── Collected material

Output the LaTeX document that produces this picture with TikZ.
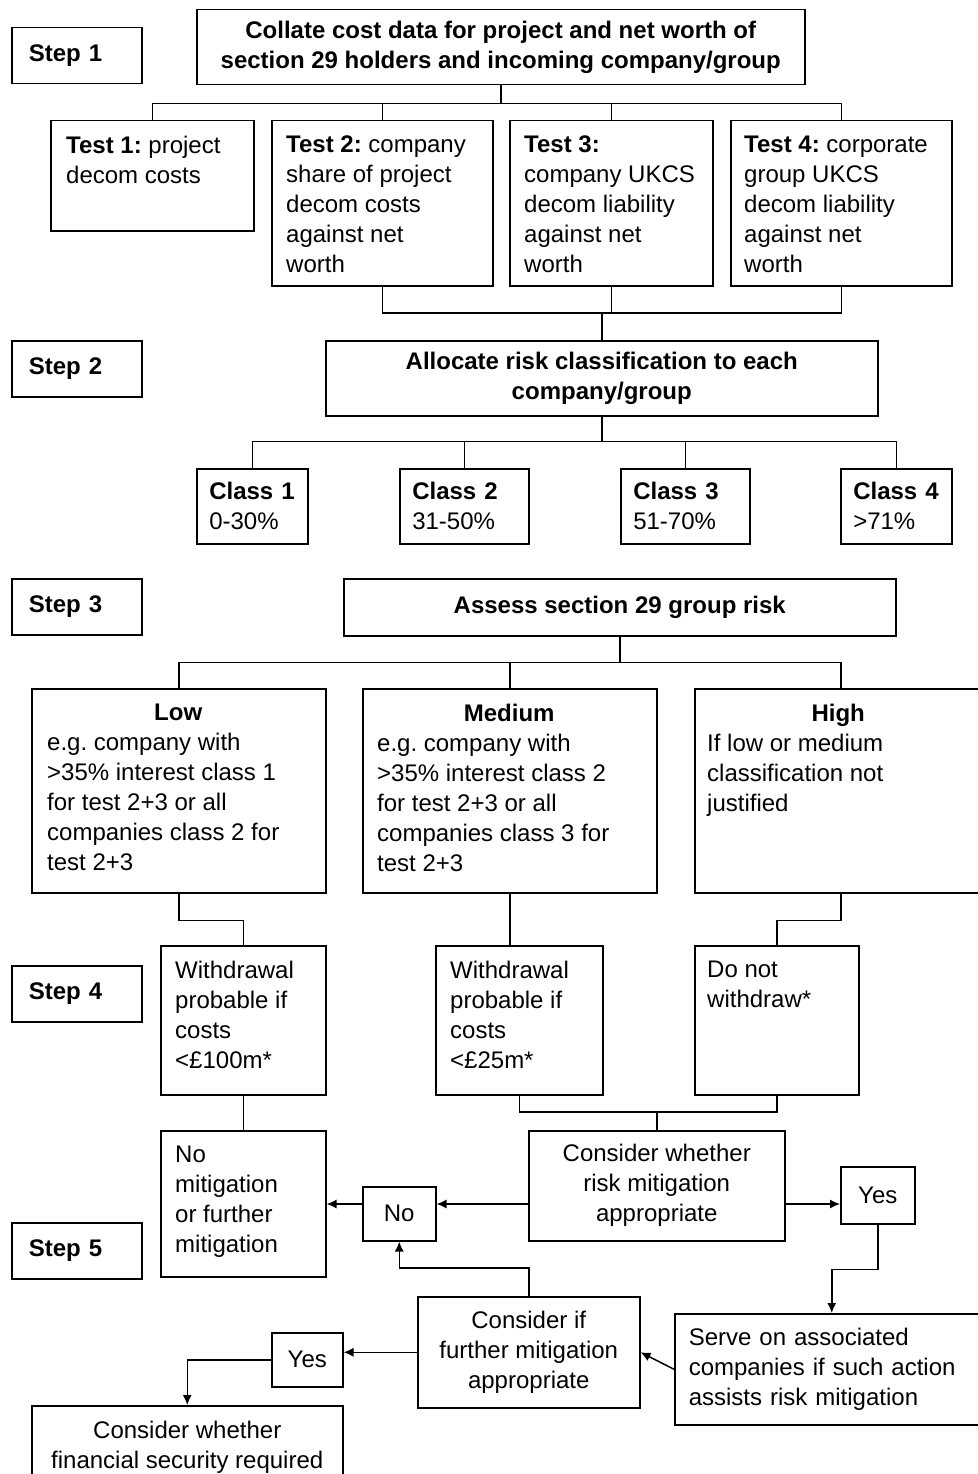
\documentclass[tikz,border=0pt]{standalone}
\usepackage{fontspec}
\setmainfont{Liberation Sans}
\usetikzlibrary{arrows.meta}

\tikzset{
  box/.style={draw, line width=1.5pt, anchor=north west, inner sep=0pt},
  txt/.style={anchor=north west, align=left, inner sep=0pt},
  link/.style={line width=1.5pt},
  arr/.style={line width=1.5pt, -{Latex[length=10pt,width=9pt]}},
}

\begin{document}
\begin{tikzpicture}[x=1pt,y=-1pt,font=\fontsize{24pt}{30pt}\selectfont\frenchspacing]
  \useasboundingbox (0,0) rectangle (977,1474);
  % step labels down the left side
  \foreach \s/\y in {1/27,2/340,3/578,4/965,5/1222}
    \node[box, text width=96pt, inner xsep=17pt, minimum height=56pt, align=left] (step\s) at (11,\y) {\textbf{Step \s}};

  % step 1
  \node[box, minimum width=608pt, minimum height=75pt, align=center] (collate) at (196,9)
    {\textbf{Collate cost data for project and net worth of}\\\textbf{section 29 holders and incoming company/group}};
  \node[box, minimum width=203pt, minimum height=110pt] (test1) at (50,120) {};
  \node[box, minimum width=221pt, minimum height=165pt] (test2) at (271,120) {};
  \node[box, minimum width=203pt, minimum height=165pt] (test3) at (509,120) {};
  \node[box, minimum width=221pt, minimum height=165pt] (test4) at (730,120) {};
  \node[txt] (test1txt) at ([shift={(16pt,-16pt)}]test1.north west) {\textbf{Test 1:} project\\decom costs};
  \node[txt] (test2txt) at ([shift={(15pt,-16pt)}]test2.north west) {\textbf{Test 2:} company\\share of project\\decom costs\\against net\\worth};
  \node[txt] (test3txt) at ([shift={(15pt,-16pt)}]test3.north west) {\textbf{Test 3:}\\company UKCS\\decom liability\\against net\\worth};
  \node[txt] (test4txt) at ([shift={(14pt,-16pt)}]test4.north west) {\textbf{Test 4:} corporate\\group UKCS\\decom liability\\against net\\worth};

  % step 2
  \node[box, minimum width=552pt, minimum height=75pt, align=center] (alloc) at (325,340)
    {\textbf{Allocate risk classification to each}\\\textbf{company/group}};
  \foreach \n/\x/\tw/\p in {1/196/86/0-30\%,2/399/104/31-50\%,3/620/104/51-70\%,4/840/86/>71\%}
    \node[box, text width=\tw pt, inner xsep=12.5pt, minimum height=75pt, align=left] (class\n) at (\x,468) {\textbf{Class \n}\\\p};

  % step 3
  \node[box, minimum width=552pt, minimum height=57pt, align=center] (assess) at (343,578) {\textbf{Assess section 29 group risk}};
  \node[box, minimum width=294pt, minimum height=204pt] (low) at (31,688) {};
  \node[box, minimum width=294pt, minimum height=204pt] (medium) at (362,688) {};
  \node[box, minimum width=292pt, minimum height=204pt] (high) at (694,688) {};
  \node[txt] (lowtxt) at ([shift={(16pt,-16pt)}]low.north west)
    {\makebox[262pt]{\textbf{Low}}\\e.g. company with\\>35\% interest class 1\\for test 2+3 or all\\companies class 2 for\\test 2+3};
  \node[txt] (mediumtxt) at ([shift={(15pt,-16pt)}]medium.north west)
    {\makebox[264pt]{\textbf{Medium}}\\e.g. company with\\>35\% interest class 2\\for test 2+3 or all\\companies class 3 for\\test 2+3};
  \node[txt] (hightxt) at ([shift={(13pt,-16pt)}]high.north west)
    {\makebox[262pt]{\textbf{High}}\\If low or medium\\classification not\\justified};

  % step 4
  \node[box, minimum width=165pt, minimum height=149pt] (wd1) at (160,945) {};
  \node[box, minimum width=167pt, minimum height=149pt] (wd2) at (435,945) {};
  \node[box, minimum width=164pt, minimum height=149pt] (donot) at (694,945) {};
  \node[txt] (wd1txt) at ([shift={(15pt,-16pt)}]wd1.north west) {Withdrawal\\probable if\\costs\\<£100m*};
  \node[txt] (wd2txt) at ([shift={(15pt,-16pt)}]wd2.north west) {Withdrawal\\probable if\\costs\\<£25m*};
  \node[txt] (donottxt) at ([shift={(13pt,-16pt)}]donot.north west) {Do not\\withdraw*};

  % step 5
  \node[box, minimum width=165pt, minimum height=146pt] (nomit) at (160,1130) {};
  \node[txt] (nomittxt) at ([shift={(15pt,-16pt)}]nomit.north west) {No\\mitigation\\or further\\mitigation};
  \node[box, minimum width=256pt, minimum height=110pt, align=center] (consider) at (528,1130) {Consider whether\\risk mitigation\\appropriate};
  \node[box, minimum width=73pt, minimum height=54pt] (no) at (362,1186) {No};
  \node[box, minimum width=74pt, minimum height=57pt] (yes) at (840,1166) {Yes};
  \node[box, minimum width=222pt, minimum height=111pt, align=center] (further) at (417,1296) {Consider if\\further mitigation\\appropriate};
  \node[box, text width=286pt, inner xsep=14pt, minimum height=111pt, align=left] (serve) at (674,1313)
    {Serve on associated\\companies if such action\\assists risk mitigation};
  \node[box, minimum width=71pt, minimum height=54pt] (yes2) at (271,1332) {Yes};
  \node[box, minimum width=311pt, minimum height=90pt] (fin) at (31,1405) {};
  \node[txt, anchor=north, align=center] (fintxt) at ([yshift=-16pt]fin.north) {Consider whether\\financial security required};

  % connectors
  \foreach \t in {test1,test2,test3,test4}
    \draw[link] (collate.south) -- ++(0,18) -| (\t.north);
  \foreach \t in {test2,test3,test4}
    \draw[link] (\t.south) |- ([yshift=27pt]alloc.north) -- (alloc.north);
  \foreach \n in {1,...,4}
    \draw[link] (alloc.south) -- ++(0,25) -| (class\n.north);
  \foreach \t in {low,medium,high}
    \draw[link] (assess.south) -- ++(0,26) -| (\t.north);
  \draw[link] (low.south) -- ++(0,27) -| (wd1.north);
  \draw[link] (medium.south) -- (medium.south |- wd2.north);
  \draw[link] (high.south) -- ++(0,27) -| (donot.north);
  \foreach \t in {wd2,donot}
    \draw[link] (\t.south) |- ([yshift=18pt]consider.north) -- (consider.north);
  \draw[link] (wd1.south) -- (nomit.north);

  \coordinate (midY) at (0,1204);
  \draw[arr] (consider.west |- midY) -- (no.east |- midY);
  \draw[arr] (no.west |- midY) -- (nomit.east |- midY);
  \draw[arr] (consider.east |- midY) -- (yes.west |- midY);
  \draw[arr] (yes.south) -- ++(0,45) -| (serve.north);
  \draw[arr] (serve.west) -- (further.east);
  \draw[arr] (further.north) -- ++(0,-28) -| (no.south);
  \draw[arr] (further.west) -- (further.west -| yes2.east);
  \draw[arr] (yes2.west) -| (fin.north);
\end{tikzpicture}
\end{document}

────

__Problem requirements__:
Every line of text is to be repeated exactly; pictures are left out.

__The reply__:
Output the LaTeX document that produces this picture with TikZ.
\documentclass[tikz,border=0pt]{standalone}
\usepackage{fontspec}
\setmainfont{Liberation Sans}
\usetikzlibrary{arrows.meta}

\tikzset{
  box/.style={draw, line width=1.5pt, anchor=north west, inner sep=0pt},
  txt/.style={anchor=north west, align=left, inner sep=0pt},
  link/.style={line width=1.5pt},
  arr/.style={line width=1.5pt, -{Latex[length=10pt,width=9pt]}},
}

\begin{document}
\begin{tikzpicture}[x=1pt,y=-1pt,font=\fontsize{24pt}{30pt}\selectfont\frenchspacing]
  \useasboundingbox (0,0) rectangle (977,1474);
  % step labels down the left side
  \foreach \s/\y in {1/27,2/340,3/578,4/965,5/1222}
    \node[box, text width=96pt, inner xsep=17pt, minimum height=56pt, align=left] (step\s) at (11,\y) {\textbf{Step \s}};

  % step 1
  \node[box, minimum width=608pt, minimum height=75pt, align=center] (collate) at (196,9)
    {\textbf{Collate cost data for project and net worth of}\\\textbf{section 29 holders and incoming company/group}};
  \node[box, minimum width=203pt, minimum height=110pt] (test1) at (50,120) {};
  \node[box, minimum width=221pt, minimum height=165pt] (test2) at (271,120) {};
  \node[box, minimum width=203pt, minimum height=165pt] (test3) at (509,120) {};
  \node[box, minimum width=221pt, minimum height=165pt] (test4) at (730,120) {};
  \node[txt] (test1txt) at ([shift={(16pt,-16pt)}]test1.north west) {\textbf{Test 1:} project\\decom costs};
  \node[txt] (test2txt) at ([shift={(15pt,-16pt)}]test2.north west) {\textbf{Test 2:} company\\share of project\\decom costs\\against net\\worth};
  \node[txt] (test3txt) at ([shift={(15pt,-16pt)}]test3.north west) {\textbf{Test 3:}\\company UKCS\\decom liability\\against net\\worth};
  \node[txt] (test4txt) at ([shift={(14pt,-16pt)}]test4.north west) {\textbf{Test 4:} corporate\\group UKCS\\decom liability\\against net\\worth};

  % step 2
  \node[box, minimum width=552pt, minimum height=75pt, align=center] (alloc) at (325,340)
    {\textbf{Allocate risk classification to each}\\\textbf{company/group}};
  \foreach \n/\x/\tw/\p in {1/196/86/0-30\%,2/399/104/31-50\%,3/620/104/51-70\%,4/840/86/>71\%}
    \node[box, text width=\tw pt, inner xsep=12.5pt, minimum height=75pt, align=left] (class\n) at (\x,468) {\textbf{Class \n}\\\p};

  % step 3
  \node[box, minimum width=552pt, minimum height=57pt, align=center] (assess) at (343,578) {\textbf{Assess section 29 group risk}};
  \node[box, minimum width=294pt, minimum height=204pt] (low) at (31,688) {};
  \node[box, minimum width=294pt, minimum height=204pt] (medium) at (362,688) {};
  \node[box, minimum width=292pt, minimum height=204pt] (high) at (694,688) {};
  \node[txt] (lowtxt) at ([shift={(16pt,-16pt)}]low.north west)
    {\makebox[262pt]{\textbf{Low}}\\e.g. company with\\>35\% interest class 1\\for test 2+3 or all\\companies class 2 for\\test 2+3};
  \node[txt] (mediumtxt) at ([shift={(15pt,-16pt)}]medium.north west)
    {\makebox[264pt]{\textbf{Medium}}\\e.g. company with\\>35\% interest class 2\\for test 2+3 or all\\companies class 3 for\\test 2+3};
  \node[txt] (hightxt) at ([shift={(13pt,-16pt)}]high.north west)
    {\makebox[262pt]{\textbf{High}}\\If low or medium\\classification not\\justified};

  % step 4
  \node[box, minimum width=165pt, minimum height=149pt] (wd1) at (160,945) {};
  \node[box, minimum width=167pt, minimum height=149pt] (wd2) at (435,945) {};
  \node[box, minimum width=164pt, minimum height=149pt] (donot) at (694,945) {};
  \node[txt] (wd1txt) at ([shift={(15pt,-16pt)}]wd1.north west) {Withdrawal\\probable if\\costs\\<£100m*};
  \node[txt] (wd2txt) at ([shift={(15pt,-16pt)}]wd2.north west) {Withdrawal\\probable if\\costs\\<£25m*};
  \node[txt] (donottxt) at ([shift={(13pt,-16pt)}]donot.north west) {Do not\\withdraw*};

  % step 5
  \node[box, minimum width=165pt, minimum height=146pt] (nomit) at (160,1130) {};
  \node[txt] (nomittxt) at ([shift={(15pt,-16pt)}]nomit.north west) {No\\mitigation\\or further\\mitigation};
  \node[box, minimum width=256pt, minimum height=110pt, align=center] (consider) at (528,1130) {Consider whether\\risk mitigation\\appropriate};
  \node[box, minimum width=73pt, minimum height=54pt] (no) at (362,1186) {No};
  \node[box, minimum width=74pt, minimum height=57pt] (yes) at (840,1166) {Yes};
  \node[box, minimum width=222pt, minimum height=111pt, align=center] (further) at (417,1296) {Consider if\\further mitigation\\appropriate};
  \node[box, text width=286pt, inner xsep=14pt, minimum height=111pt, align=left] (serve) at (674,1313)
    {Serve on associated\\companies if such action\\assists risk mitigation};
  \node[box, minimum width=71pt, minimum height=54pt] (yes2) at (271,1332) {Yes};
  \node[box, minimum width=311pt, minimum height=90pt] (fin) at (31,1405) {};
  \node[txt, anchor=north, align=center] (fintxt) at ([yshift=-16pt]fin.north) {Consider whether\\financial security required};

  % connectors
  \foreach \t in {test1,test2,test3,test4}
    \draw[link] (collate.south) -- ++(0,18) -| (\t.north);
  \foreach \t in {test2,test3,test4}
    \draw[link] (\t.south) |- ([yshift=27pt]alloc.north) -- (alloc.north);
  \foreach \n in {1,...,4}
    \draw[link] (alloc.south) -- ++(0,25) -| (class\n.north);
  \foreach \t in {low,medium,high}
    \draw[link] (assess.south) -- ++(0,26) -| (\t.north);
  \draw[link] (low.south) -- ++(0,27) -| (wd1.north);
  \draw[link] (medium.south) -- (medium.south |- wd2.north);
  \draw[link] (high.south) -- ++(0,27) -| (donot.north);
  \foreach \t in {wd2,donot}
    \draw[link] (\t.south) |- ([yshift=18pt]consider.north) -- (consider.north);
  \draw[link] (wd1.south) -- (nomit.north);

  \coordinate (midY) at (0,1204);
  \draw[arr] (consider.west |- midY) -- (no.east |- midY);
  \draw[arr] (no.west |- midY) -- (nomit.east |- midY);
  \draw[arr] (consider.east |- midY) -- (yes.west |- midY);
  \draw[arr] (yes.south) -- ++(0,45) -| (serve.north);
  \draw[arr] (serve.west) -- (further.east);
  \draw[arr] (further.north) -- ++(0,-28) -| (no.south);
  \draw[arr] (further.west) -- (further.west -| yes2.east);
  \draw[arr] (yes2.west) -| (fin.north);
\end{tikzpicture}
\end{document}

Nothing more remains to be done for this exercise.